Anyway, the problems are with my Limnophila and Anubias. I had just read in the one other thread about an Excel dip for Anubias - too bad I read it too late to save most of the leaves. The thing with the Limnophila is that its growing like crazy now, but the old growth gets covered pretty quick.

Typical paramaters:
nitrates near 10ppm
phosphate near 1ppm
iron near 0.3ppm
pH near 7.1
Dose with Excel twice a week and CSM+B once. Dose nitrates when I do a huge water change and they seem low (not lately).

Algae control: 2 brigs, 2 ottos, 1 SAE.


----------



## furballi (Feb 2, 2007)

Some said that increasing the phosphate to 5 ppm and more CO2 will kill the GSA. I've personally only had success by reducing the light intensity (tall plants covering the anubias). You would think that a lower level of phosphate (0.5 ppm) would be a better choice. Overstocking and overfeeding (more N and P) will also trigger GSA.


----------



## BryceM (Nov 6, 2005)

When you changed the lights, you set up an entirely new equilibrium in your tank. You'll only get back into balance if you account for the higher needs of the plants. You'll need more CO2, more macros, and more micros than before to keep up with what will surely be more rapid growth. Increasing light levels is the sureswt way to acheive algae problems.

BTW, I've never had very good luck with anubias except for shading them under other plants. If they're in direct light they'll almost always end up with some sort of algae.


----------



## Lord Nibbler (Dec 22, 2005)

Hmm, maybe I had the Anubias thing down when I had low light intensity. I have a lot of Hygrophila growing, maybe I can get it to arc over the top of the tank.

Anyway, it is very difficult for me to get down past about 0.7ppm phosphate as that is my tap water level. A good CO2 system is my next big purchase (now that I have good lights). A (hopefully) temporary problem I have right now is overstocking. I moved my adult rainbows to the aquarium with the new light as my fry have gotten very large and went from the nursery to the other 37-high. If it wasn't for this late winter weather, I could ship some of them out!
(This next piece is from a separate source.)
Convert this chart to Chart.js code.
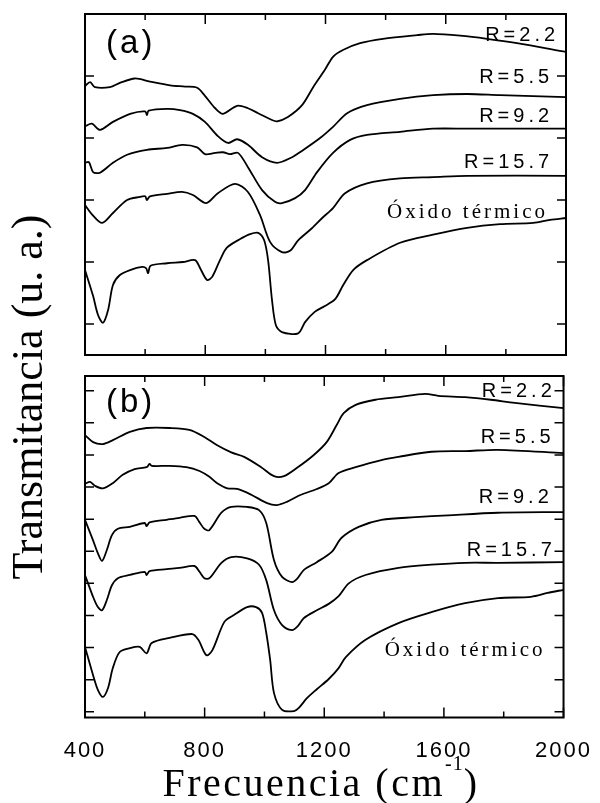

Anyway, is the stuff on the Limnophila GSA that is way out of control? It seems to be the closest I can figure.

Will an Excel overdose do anything to it? I've had bad luck with overuse of Excel in the past and killed a couple of rainbows


----------



## BryceM (Nov 6, 2005)

Oh, I really wouldn't add more light without having a CO2 system already in place - especially if you're already overstocked. That's the surest way to algae. Also, I wouldn't recommend limitting PO4 at all. Somewhere around 2 ppm would be good. You'll be surprised how much PO4 a high-light tank can chew through in a week. 0.7 ppm would last my tank only a couple of days.

The black algae is probably a variant of BBA, especially if it's hard to physically remove.

IMO, I'd recommend against an excel OD. It sounds like a quick fix, but it doesn't address the real issue. You'll soon be right back where you started. The real solution is an appropriate supply of nutrients (carbon, macros, micros) to balance out your intense light.

High light will always cause problems, especially in a heavily stocked tank, if you don't have a solid plan for fertilizing and CO2.


----------



## furballi (Feb 2, 2007)

Frequent water change (50% of the water 2x to 3x per week) should keep the N and P at low level. You'll probably need to remove as much GSA from the anubias as possible using 1:19 chlorine bath. Anubias can handle up to two minutes in this solution. Rinse well with luke-warm water immediately after treatment. Use a toothbrush to remove dead/dying algae from the anubias.


----------



## 247Plants (Mar 23, 2006)

What they all said....

I would also ditch the actinic and get something 6500-10000

The spectrum actinics put out isnt useable by plants....


----------



## Lord Nibbler (Dec 22, 2005)

It seems to have slowed down a bit. I had cut down the photoperiod by an hour and added some phosphate, not sure which one is doing it.


----------



## Squawkbert (Jan 3, 2007)

Until you get more CO2 in there, sutting the photoperiod should help counter the increase in LUX from the 65W PCs. I had that tough beard algae growing on my Vals for a little while - a gentle rub of the leaves while dipping in 5% Clorox for 10-15 sec. helped a lot (didn't detatch all of the bba, but it killed it).

Remember to rinse lots before replanting (I did it all during a water change, used some of the old water in 2-3 buckets to do serial rinses).


----------



## iamcowboy (Feb 27, 2007)

If I read your thread right, you have a total of 130w. If so I did the exact same thing with the same result. Have fought algae now for about six weeks. I disconnected one of the bulbs to cut the wpg in half. Algae is receeding and I will try the full 130w again once I have it under control and my dosing schedule all worked out.


----------



## Lord Nibbler (Dec 22, 2005)

The blackish algae is gone but now there is some of the fluffy green algae. Its not a big problem yet, but it is still unsightly.


----------



## Lord Nibbler (Dec 22, 2005)

The Ambulias is growing nice now - its taking off like weeds. Some of the older leaves where the Hygrophila has reached the top of the water get the fuzzy green algae, but it grows really fast and the new leaves don't get it; so its not really a problem.


----------